● Goal of the exercise:
Retype exactly what runs from the first line of the data to the line with "d3.scaleLinear().domain([0, 100]).range([fBottom, 71]);", keeping both of those lines and skipping pictures.

● Source material:
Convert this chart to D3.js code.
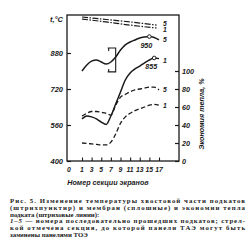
<!DOCTYPE html>
<html>
<head>
<meta charset="utf-8">
<script src="https://cdn.jsdelivr.net/npm/d3@7"></script>
<style>
  body { margin: 0; background: #fff; }
  svg { display: block; }
  .lbl { font-family: "Liberation Sans", Arial, sans-serif; font-style: italic; font-weight: bold; fill: #1a1a1a; }
  .cap { font-family: "Liberation Serif", "DejaVu Serif", serif; font-weight: bold; fill: #1a1a1a; font-size: 6.8px; }
</style>
</head>
<body>
<svg id="chart" width="252" height="249"></svg>
<script>
// sections of the screens
const sections = [1, 2, 3, 4, 5, 6, 7, 8, 9, 10, 11, 12, 13, 14, 15, 16, 17];
const xTicks = [1, 3, 5, 7, 9, 11, 13, 15, 17];
const tTicks = [400, 560, 720, 880];
const pctTicks = [0, 20, 40, 60, 80, 100];

// membranes, solid, t °C
const membrane5 = [800, 827, 844, 849, 840, 831, 840, 862, 893, 916, 929, 938, 947, 951, 953, 949, 938];
const membrane1 = [587, 600, 596, 587, 573, 562, 600, 653, 707, 760, 791, 809, 822, 836, 849, 858, 855];

// tail part, dash-dot, t °C
const tailSections = [1, 6, 11, 16.5];
const tail5 = [1040, 1029, 1018, 1004];
const tail1 = [1031, 1018, 1004, 991];

// heat economy, dashed, %
const economy5 = [50, 53, 55, 55, 54, 53, 51, 62, 71, 74, 77, 79, 80, 81, 82, 82, 79];
const economy1 = [20, 19.5, 19, 18.5, 18, 18, 21, 30, 42, 49, 53, 56, 58, 60, 62, 63, 62];

// marked section (bracket) and circle markers
const bracketSection = 8;
const bracketTemps = [902, 796];
const markers = [{ s: 15, t: 953, text: "950" }, { s: 16, t: 858, text: "855" }];

const captionLines = [
  "Рис. 5. Изменение температуры хвостовой части подкатов",
  "(штрихпунктир) и мембран (сплошные) и экономии тепла",
  "подката (штриховые линии):",
  "1–5 — номера последовательно прошедших подкатов; стрел-",
  "кой отмечена секция, до которой панели ТАЭ могут быть",
  "заменены панелями ТОЭ"
];

const svg = d3.select("#chart");
const fLeft = 67, fRight = 179, fTop = 15, fBottom = 161;
const ink = "#1a1a1a";

const x = d3.scaleLinear().domain([1, 17]).range([82, 159]);
const yT = d3.scaleLinear().domain([400, 880]).range([fBottom, 53]);
const yP = d3.scaleLinear().domain([0, 100]).range([fBottom, 71]);

// frame
svg.append("rect")
  .attr("x", fLeft).attr("y", fTop)
  .attr("width", fRight - fLeft).attr("height", fBottom - fTop)
  .attr("fill", "none").attr("stroke", ink).attr("stroke-width", 1.3);

// left axis
const gl = svg.append("g").attr("transform", `translate(${fLeft},0)`)
  .call(d3.axisRight(yT).tickValues(tTicks).tickSize(4).tickFormat(""));
gl.select(".domain").remove();
gl.selectAll("line").attr("stroke", ink).attr("stroke-width", 1.2);
svg.selectAll(".tl").data(tTicks).enter().append("text")
  .attr("class", "lbl").attr("font-size", 7.5)
  .attr("x", 63).attr("y", d => yT(d) + 2.6)
  .attr("text-anchor", "end").text(d => d);
svg.append("text").attr("class", "lbl").attr("font-size", 7.5)
  .attr("x", 63).attr("y", 22).attr("text-anchor", "end").text("t,°C");

// right axis
const gr = svg.append("g").attr("transform", `translate(${fRight},0)`)
  .call(d3.axisLeft(yP).tickValues(pctTicks).tickSize(4).tickFormat(""));
gr.select(".domain").remove();
gr.selectAll("line").attr("stroke", ink).attr("stroke-width", 1.2);
svg.selectAll(".pl").data(pctTicks).enter().append("text")
  .attr("class", "lbl").attr("font-size", 7.2)
  .attr("x", 182).attr("y", d => yP(d) + 2.6)
  .text(d => d);
svg.append("text").attr("class", "lbl").attr("font-size", 7.2)
  .attr("transform", "translate(204,114) rotate(-90)")
  .attr("text-anchor", "middle").text("Экономия тепла, %");

// bottom axis
const gb = svg.append("g").attr("transform", `translate(0,${fBottom})`)
  .call(d3.axisTop(x).tickValues(xTicks).tickSize(3.5).tickFormat(""));
gb.select(".domain").remove();
gb.selectAll("line").attr("stroke", ink).attr("stroke-width", 1.1);
svg.selectAll(".xl").data(xTicks).enter().append("text")
  .attr("class", "lbl").attr("font-size", 6.8)
  .attr("x", d => x(d)).attr("y", 172)
  .attr("text-anchor", "middle").text(d => d);
svg.append("text").attr("class", "lbl").attr("font-size", 6.8)
  .attr("x", fLeft + 2).attr("y", 172).attr("text-anchor", "middle").text("0");
svg.append("text").attr("class", "lbl").attr("font-size", 7.2)
  .attr("x", 108).attr("y", 185).attr("text-anchor", "middle")
  .attr("font-weight", "normal").text("Номер секции экранов");

// curves
const lineT = d3.line().x(d => x(d[0])).y(d => yT(d[1])).curve(d3.curveMonotoneX);
const lineP = d3.line().x(d => x(d[0])).y(d => yP(d[1])).curve(d3.curveMonotoneX);

function draw(path, dash, width) {
  svg.append("path").attr("d", path)
    .attr("fill", "none").attr("stroke", ink)
    .attr("stroke-width", width)
    .attr("stroke-dasharray", dash);
}

draw(lineT(d3.zip(tailSections, tail5)), "6,1.5,1.5,1.5", 1.2);
draw(lineT(d3.zip(tailSections, tail1)), "6,1.5,1.5,1.5", 1.2);
draw(lineT(d3.zip(sections, membrane5)), null, 1.5);
draw(lineT(d3.zip(sections, membrane1)), null, 1.5);
draw(lineP(d3.zip(sections, economy5)), "4.5,2.5", 1.3);
draw(lineP(d3.zip(sections, economy1)), "4.5,2.5", 1.3);

// circle markers and values
svg.selectAll(".mk").data(markers).enter().append("circle")
  .attr("cx", d => x(d.s)).attr("cy", d => yT(d.t)).attr("r", 1.8)
  .attr("fill", "#fff").attr("stroke", ink).attr("stroke-width", 1);
svg.selectAll(".mt").data(markers).enter().append("text")
  .attr("class", "lbl").attr("font-size", 7.2)
  .attr("x", d => x(d.s) - 3).attr("y", d => yT(d.t) + 11)
  .attr("text-anchor", "middle").text(d => d.text);

// curve numbers
const curveLabels = [
  { y: yT(tail5[3]) - 1.5, n: "5" },
  { y: yT(tail1[3]) + 2, n: "1" },
  { y: yT(membrane5[14]) + 3, n: "5" },
  { y: yT(membrane1[16]) + 2, n: "1" },
  { y: yP(economy5[16]), n: "5" },
  { y: yP(economy1[16]) + 0.5, n: "1" }
];
svg.selectAll(".cl").data(curveLabels).enter().append("text")
  .attr("class", "lbl").attr("font-size", 6.8)
  .attr("x", 165).attr("y", d => d.y + 2.4)
  .attr("text-anchor", "middle").text(d => d.n);

// bracket marking the section
const bx = x(bracketSection), by0 = yT(bracketTemps[0]), by1 = yT(bracketTemps[1]);
svg.append("path")
  .attr("d", `M${bx - 8},${by0}H${bx}V${by1}H${bx - 8}`)
  .attr("fill", "none").attr("stroke", ink).attr("stroke-width", 1.1);
svg.append("path")
  .attr("d", `M${bx - 7},${by0}v3M${bx - 7},${by1}v-3`)
  .attr("fill", "none").attr("stroke", ink).attr("stroke-width", 1.1);

// caption
const capY = [203, 209.8, 216.6, 223.4, 230.2, 237];
const justified = [true, true, false, true, true, false];
captionLines.forEach((t, i) => {
  const tx = svg.append("text").attr("class", "cap")
    .attr("x", 10).attr("y", capY[i]);
  if (justified[i]) tx.attr("textLength", 235).attr("lengthAdjust", "spacing");
  if (i === 0) {
    tx.append("tspan").attr("font-weight", 900).text("Рис. 5.");
    tx.append("tspan").text(t.slice(7));
  } else if (i === 3) {
    tx.append("tspan").attr("font-style", "italic").text("1–5");
    tx.append("tspan").text(t.slice(3));
  } else {
    tx.text(t);
  }
});
</script>
</body>
</html>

● Answer to this task:
Convert this chart to D3.js code.
<!DOCTYPE html>
<html>
<head>
<meta charset="utf-8">
<script src="https://cdn.jsdelivr.net/npm/d3@7"></script>
<style>
  body { margin: 0; background: #fff; }
  svg { display: block; }
  .lbl { font-family: "Liberation Sans", Arial, sans-serif; font-style: italic; font-weight: bold; fill: #1a1a1a; }
  .cap { font-family: "Liberation Serif", "DejaVu Serif", serif; font-weight: bold; fill: #1a1a1a; font-size: 6.8px; }
</style>
</head>
<body>
<svg id="chart" width="252" height="249"></svg>
<script>
// sections of the screens
const sections = [1, 2, 3, 4, 5, 6, 7, 8, 9, 10, 11, 12, 13, 14, 15, 16, 17];
const xTicks = [1, 3, 5, 7, 9, 11, 13, 15, 17];
const tTicks = [400, 560, 720, 880];
const pctTicks = [0, 20, 40, 60, 80, 100];

// membranes, solid, t °C
const membrane5 = [800, 827, 844, 849, 840, 831, 840, 862, 893, 916, 929, 938, 947, 951, 953, 949, 938];
const membrane1 = [587, 600, 596, 587, 573, 562, 600, 653, 707, 760, 791, 809, 822, 836, 849, 858, 855];

// tail part, dash-dot, t °C
const tailSections = [1, 6, 11, 16.5];
const tail5 = [1040, 1029, 1018, 1004];
const tail1 = [1031, 1018, 1004, 991];

// heat economy, dashed, %
const economy5 = [50, 53, 55, 55, 54, 53, 51, 62, 71, 74, 77, 79, 80, 81, 82, 82, 79];
const economy1 = [20, 19.5, 19, 18.5, 18, 18, 21, 30, 42, 49, 53, 56, 58, 60, 62, 63, 62];

// marked section (bracket) and circle markers
const bracketSection = 8;
const bracketTemps = [902, 796];
const markers = [{ s: 15, t: 953, text: "950" }, { s: 16, t: 858, text: "855" }];

const captionLines = [
  "Рис. 5. Изменение температуры хвостовой части подкатов",
  "(штрихпунктир) и мембран (сплошные) и экономии тепла",
  "подката (штриховые линии):",
  "1–5 — номера последовательно прошедших подкатов; стрел-",
  "кой отмечена секция, до которой панели ТАЭ могут быть",
  "заменены панелями ТОЭ"
];

const svg = d3.select("#chart");
const fLeft = 67, fRight = 179, fTop = 15, fBottom = 161;
const ink = "#1a1a1a";

const x = d3.scaleLinear().domain([1, 17]).range([82, 159]);
const yT = d3.scaleLinear().domain([400, 880]).range([fBottom, 53]);
const yP = d3.scaleLinear().domain([0, 100]).range([fBottom, 71]);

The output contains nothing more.